Speaking of Quebec’s Land Register (in Frasers Part 8), I knew my John Fraser the farmer had been on the Rivière Rouge Road outside St. Andrews, Quebec (St-André Est) since 1806. It was not until the 1861 census that I could find the property defined as lots 21, 22, and 23. Obviously, John or his sons had acquired two adjacent lots in the intervening 55 years.
Map from Comte d'Argenteuil website.
With that information, my colleagues in Montreal were able to determine that the cadastral numbers were 592, 593, and 594 in St. Andrews cadastre, division (circonscription) of Argenteuil. The determination itself involved consulting a modern cadastral map to pinpoint and compare with the old property description. As Gary Schroder put it, “We only need one cadastral number to unlock the mysteries.” Although the 1901 and 1911 censuses provide space for a household’s cadastral lot number, the enumerator simply wrote Rivière Rouge for my Frasers. Sharon Callaghan found the necessary map and copied the Index des Immeubles for each lot. Then she chose a few promising-looking sample document numbers to pull.
Map provided by Sharon Callaghan and Gary Fraser from BAnQ, September 2009. Lot 594 is marked in colour.
Lot 594 was probably the original family land. Document no. 26647 was a declaration made by Angus Fraser, farmer in the parish of St. Andrews, on 22 November 1911. In essence, he said that the land was in the estate of his late parents: his father James Fraser died about 30 years ago, and his mother Anne McMartin, widow of James Fraser, died about 20 years ago, both intestate. Their only and lawful heirs in equal measure were Angus himself, Alexander Fraser, Annie Fraser, Catherine Fraser and Elisabeth Fraser. Alexander died intestate and unmarried about three years ago; thus his brother Angus and three sisters were his heirs. The declaration was written and sworn by notary Gaetan Valois and registered on 12 December 1911.
The next document of interest was registered on all three lots. No. 28757 was dated 23 November 1911 but not registered until 25 July 1914. Angus Fraser, Annie Fraser, Catharine Fraser and Elisabeth Fraser sold un droit de passage through their lands to the Canadian Northern Railway. The piece in question was a strip of land 100 feet wide, more or less following the River Rouge Road, for a price of $403.00 (piastres was the word used). This deed was drawn up by notary Joseph Evariste Valois of Lachute.
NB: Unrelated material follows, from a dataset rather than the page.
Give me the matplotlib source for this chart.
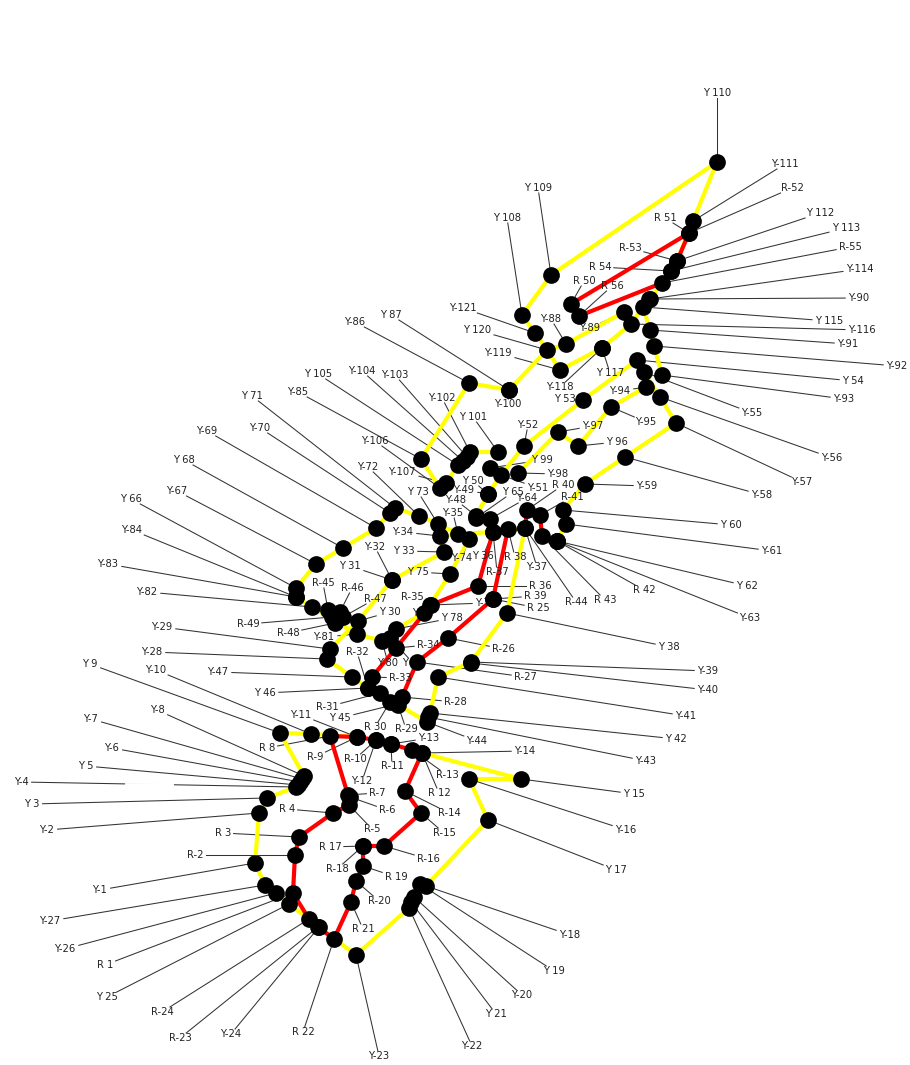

The last document I received was no. 38976 dated 9 November 1925, with the signature of notary Gaetan Valois of Lachute, registered 12 December 1925. Angus Fraser and Annie Fraser signed a deed of sale for all three pieces of land to Thomas A. MacAdam for a life annuity of $300.00 until both vendeurs are deceased. To show their right and title to the property, a number of declarations were included in the deed (each statement refers to a corresponding document number). The vendors were heirs-at-law of:
• their late parents, James Fraser and Annie McMartin, as per document no. 26647;
• their late uncle, Daniel Fraser, document no. 26648;
• their deceased brother Alexander Fraser, nos. 26647 and 26648;
• their deceased sister Catherine Mary Fraser, no. 38953;
• their deceased sister Elizabeth Jane Fraser, no. 38954;
• their late brother James Fraser Jr., no. 38950.
I expect the more recent documents would give a more exact date of death for some of them, but I do know that most are recorded in St. Andrews East Protestant Cemetery. One thing I find surprising is that all of these people died intestate! A note made later in the margin of the register book indicates that certificate no. 9115B was made 1 December 1939 to record the deaths of Angus and Miss Annie Fraser. The documents are register copies, of course; original papers were filed with the witnessing notaries.
The registry book in this case dates back only to the late 1800s, not far back enough to show any activity by my direct ancestors John the farmer or possibly his daughter Nancy. For that, seigniorial records for Argenteuil should be sought. Apparently they exist in the Montreal Branch of Bibliothèque et Archives nationales du Québec (BAnQ), but what kinds of documents they consist of, or what kinds of information they provide are unknowns. You can tell the end is not yet in sight.